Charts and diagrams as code
____________
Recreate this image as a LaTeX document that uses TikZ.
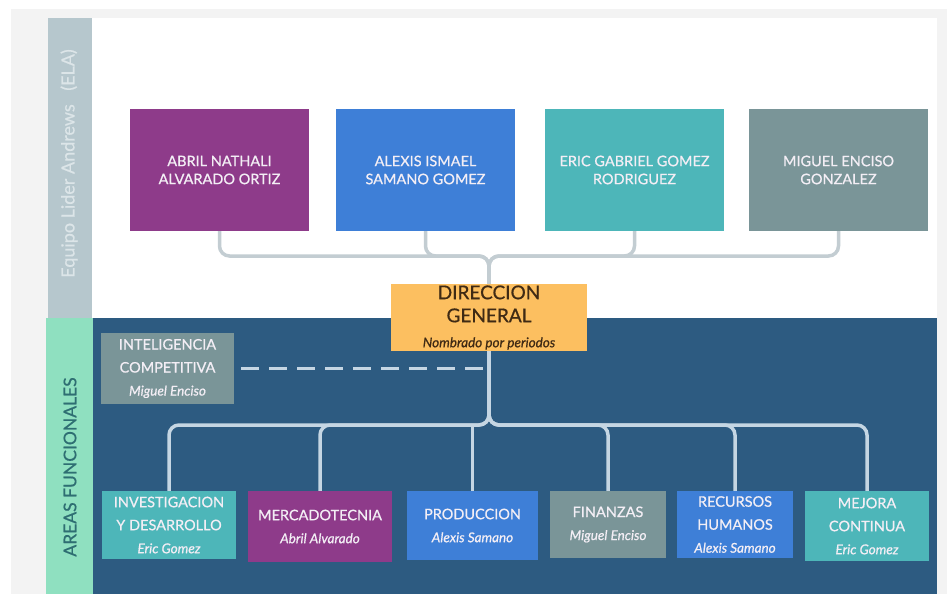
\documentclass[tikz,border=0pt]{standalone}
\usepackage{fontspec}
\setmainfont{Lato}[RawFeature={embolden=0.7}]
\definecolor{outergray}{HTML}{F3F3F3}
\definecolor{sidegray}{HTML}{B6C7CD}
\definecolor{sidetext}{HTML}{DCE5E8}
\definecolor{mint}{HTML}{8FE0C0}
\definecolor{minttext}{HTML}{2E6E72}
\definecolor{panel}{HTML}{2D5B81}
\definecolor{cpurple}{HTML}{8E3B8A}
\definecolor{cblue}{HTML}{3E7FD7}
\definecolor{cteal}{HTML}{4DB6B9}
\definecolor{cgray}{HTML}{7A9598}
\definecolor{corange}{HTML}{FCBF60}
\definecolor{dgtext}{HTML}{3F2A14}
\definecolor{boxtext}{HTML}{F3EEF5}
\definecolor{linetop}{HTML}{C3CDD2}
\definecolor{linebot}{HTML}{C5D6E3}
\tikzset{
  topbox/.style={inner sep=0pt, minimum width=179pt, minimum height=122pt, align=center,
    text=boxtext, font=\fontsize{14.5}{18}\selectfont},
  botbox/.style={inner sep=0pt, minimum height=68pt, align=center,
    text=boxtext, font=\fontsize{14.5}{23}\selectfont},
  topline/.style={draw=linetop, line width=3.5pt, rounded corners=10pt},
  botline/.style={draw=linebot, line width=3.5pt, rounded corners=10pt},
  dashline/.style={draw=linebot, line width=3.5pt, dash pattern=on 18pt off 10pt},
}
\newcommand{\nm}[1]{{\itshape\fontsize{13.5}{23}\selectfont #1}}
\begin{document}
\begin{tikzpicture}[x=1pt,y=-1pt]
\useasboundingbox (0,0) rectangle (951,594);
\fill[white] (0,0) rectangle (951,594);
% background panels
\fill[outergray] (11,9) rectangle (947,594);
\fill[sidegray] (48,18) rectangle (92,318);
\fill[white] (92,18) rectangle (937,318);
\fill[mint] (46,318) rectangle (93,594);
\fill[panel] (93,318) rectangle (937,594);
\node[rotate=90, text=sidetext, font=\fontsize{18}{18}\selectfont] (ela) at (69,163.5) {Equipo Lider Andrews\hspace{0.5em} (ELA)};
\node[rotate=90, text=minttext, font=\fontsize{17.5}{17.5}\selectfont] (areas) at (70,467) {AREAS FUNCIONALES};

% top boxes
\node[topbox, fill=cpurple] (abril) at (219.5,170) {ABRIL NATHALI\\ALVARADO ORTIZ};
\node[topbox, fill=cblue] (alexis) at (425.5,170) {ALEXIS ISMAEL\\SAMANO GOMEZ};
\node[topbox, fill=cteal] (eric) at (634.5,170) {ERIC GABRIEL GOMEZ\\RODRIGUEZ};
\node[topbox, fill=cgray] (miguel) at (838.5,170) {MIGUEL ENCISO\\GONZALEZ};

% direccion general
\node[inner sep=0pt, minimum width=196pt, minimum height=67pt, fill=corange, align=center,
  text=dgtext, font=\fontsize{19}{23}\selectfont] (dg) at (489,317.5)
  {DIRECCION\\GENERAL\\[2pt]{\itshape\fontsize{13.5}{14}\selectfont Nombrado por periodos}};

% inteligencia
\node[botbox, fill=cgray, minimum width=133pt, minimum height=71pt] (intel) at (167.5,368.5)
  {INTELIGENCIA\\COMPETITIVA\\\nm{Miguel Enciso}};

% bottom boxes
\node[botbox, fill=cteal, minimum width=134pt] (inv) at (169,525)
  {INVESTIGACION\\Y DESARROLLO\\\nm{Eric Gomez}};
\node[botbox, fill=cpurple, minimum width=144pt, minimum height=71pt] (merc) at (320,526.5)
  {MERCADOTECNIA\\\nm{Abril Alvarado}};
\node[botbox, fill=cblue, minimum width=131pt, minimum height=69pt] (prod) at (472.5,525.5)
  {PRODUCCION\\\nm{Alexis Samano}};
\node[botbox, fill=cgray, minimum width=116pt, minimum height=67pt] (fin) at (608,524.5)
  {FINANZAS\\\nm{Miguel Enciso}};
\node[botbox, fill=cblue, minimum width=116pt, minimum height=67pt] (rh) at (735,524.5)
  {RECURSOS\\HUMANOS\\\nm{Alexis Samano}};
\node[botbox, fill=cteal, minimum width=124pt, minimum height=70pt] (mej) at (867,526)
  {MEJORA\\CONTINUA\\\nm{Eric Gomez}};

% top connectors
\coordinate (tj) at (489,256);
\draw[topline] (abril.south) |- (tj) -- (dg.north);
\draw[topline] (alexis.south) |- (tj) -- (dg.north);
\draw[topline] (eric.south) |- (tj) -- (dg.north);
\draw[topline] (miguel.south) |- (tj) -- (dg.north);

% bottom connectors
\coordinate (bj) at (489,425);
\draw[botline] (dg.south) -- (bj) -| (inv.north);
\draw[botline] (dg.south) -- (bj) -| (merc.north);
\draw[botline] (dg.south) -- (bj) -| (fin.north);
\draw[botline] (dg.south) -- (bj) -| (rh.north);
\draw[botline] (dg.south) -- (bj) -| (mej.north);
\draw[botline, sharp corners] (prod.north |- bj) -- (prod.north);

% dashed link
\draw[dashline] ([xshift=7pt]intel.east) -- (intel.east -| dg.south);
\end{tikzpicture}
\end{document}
____________
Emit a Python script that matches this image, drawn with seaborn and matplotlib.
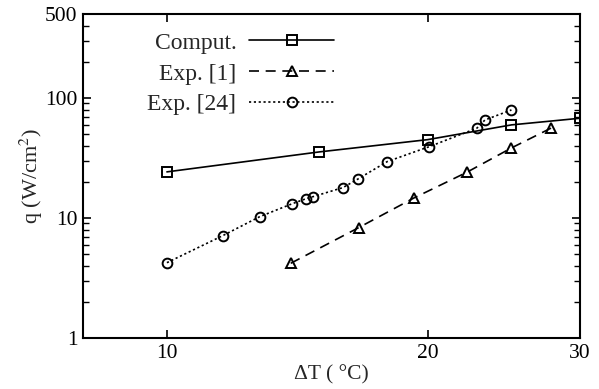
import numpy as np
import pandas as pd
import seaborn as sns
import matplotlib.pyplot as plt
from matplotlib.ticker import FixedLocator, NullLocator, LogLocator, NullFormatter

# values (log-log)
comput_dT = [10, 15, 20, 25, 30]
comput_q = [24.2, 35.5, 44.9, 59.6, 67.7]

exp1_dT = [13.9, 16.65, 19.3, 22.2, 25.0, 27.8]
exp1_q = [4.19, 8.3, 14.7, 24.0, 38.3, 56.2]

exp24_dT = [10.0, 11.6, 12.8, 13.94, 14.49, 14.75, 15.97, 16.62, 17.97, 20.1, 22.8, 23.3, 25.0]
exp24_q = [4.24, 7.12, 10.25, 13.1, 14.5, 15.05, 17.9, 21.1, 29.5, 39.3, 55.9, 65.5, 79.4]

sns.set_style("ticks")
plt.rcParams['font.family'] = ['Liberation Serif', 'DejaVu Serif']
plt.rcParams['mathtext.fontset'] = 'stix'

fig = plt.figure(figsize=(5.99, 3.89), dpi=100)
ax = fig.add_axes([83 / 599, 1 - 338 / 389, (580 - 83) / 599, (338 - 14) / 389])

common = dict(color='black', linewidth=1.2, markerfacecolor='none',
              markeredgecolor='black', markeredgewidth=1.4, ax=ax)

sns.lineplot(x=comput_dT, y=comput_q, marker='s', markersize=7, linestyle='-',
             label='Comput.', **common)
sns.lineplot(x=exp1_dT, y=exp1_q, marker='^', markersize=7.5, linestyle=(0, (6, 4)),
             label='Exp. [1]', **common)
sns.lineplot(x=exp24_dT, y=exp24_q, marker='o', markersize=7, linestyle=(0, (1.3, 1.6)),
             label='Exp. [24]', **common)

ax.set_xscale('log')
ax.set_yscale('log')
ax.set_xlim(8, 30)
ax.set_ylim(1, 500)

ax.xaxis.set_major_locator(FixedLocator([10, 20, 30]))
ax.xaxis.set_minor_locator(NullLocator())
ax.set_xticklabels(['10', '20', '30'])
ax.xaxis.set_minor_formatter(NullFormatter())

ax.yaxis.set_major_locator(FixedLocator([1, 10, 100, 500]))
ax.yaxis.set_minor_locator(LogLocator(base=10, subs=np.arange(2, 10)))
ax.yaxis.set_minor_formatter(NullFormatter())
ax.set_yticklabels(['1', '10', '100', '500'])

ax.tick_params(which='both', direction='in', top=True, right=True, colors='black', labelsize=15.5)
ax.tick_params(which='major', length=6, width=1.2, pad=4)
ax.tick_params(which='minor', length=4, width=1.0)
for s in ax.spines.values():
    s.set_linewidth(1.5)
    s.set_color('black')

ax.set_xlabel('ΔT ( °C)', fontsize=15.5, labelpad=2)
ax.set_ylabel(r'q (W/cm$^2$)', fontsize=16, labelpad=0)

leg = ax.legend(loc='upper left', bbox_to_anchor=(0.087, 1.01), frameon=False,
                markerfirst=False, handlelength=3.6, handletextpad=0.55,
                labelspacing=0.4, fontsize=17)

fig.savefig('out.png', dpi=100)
____________
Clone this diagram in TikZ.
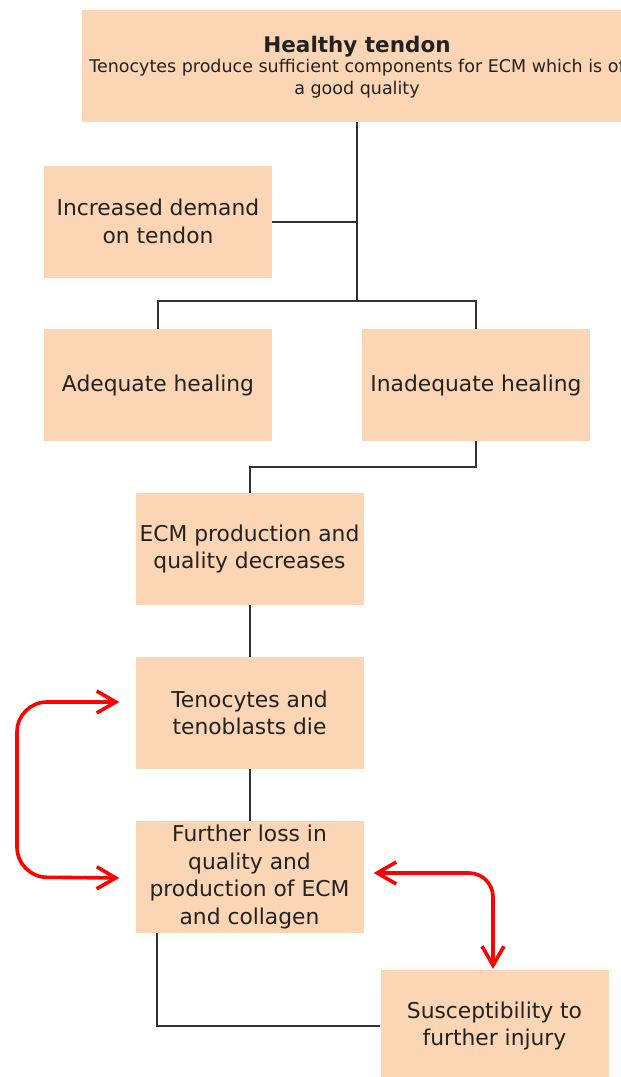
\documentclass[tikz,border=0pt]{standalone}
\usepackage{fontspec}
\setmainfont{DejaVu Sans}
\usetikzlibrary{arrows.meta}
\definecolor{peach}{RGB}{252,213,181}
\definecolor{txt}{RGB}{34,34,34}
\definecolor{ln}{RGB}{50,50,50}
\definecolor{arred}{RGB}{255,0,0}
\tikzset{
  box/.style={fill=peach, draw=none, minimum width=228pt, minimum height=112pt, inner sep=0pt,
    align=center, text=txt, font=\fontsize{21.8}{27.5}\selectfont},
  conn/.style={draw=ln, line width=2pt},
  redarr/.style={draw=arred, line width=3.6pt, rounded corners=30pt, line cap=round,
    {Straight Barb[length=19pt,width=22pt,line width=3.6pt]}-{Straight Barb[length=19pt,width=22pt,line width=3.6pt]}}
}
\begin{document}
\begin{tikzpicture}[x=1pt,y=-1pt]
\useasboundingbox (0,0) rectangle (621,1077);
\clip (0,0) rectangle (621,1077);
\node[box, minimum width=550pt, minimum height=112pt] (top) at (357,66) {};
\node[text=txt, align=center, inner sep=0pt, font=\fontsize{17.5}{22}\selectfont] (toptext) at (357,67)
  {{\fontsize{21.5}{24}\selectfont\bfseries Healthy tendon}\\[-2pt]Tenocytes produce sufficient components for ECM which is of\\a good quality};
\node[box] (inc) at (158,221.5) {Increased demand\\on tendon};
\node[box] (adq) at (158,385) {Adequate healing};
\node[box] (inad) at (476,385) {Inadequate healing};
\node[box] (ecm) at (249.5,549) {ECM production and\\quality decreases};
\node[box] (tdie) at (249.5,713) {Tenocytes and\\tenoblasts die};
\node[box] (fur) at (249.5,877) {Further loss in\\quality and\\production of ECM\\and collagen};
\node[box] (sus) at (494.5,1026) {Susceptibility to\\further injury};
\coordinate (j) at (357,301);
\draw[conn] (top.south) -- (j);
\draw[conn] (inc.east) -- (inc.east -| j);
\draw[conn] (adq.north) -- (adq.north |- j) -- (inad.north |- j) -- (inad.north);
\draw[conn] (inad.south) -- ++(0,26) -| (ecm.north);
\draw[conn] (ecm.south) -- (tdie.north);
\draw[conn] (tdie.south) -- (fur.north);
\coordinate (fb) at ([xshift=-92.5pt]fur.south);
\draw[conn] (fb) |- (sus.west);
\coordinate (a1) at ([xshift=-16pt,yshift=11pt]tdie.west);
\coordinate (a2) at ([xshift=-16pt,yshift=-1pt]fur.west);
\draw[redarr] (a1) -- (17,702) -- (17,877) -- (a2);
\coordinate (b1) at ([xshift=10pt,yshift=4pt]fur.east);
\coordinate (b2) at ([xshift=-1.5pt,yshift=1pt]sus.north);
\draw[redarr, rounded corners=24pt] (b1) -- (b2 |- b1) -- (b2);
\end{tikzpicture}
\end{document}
____________
* [Exercise task]: Using the data above, print only the lines starting at the one with "Emit a Python" and ending at the one with "markeredgecolor='black', markeredgewidth=1.4, ax=ax)", exactly as they stand, minus the pictures.

* [Finished task]:
Emit a Python script that matches this image, drawn with seaborn and matplotlib.
import numpy as np
import pandas as pd
import seaborn as sns
import matplotlib.pyplot as plt
from matplotlib.ticker import FixedLocator, NullLocator, LogLocator, NullFormatter

# values (log-log)
comput_dT = [10, 15, 20, 25, 30]
comput_q = [24.2, 35.5, 44.9, 59.6, 67.7]

exp1_dT = [13.9, 16.65, 19.3, 22.2, 25.0, 27.8]
exp1_q = [4.19, 8.3, 14.7, 24.0, 38.3, 56.2]

exp24_dT = [10.0, 11.6, 12.8, 13.94, 14.49, 14.75, 15.97, 16.62, 17.97, 20.1, 22.8, 23.3, 25.0]
exp24_q = [4.24, 7.12, 10.25, 13.1, 14.5, 15.05, 17.9, 21.1, 29.5, 39.3, 55.9, 65.5, 79.4]

sns.set_style("ticks")
plt.rcParams['font.family'] = ['Liberation Serif', 'DejaVu Serif']
plt.rcParams['mathtext.fontset'] = 'stix'

fig = plt.figure(figsize=(5.99, 3.89), dpi=100)
ax = fig.add_axes([83 / 599, 1 - 338 / 389, (580 - 83) / 599, (338 - 14) / 389])

common = dict(color='black', linewidth=1.2, markerfacecolor='none',
              markeredgecolor='black', markeredgewidth=1.4, ax=ax)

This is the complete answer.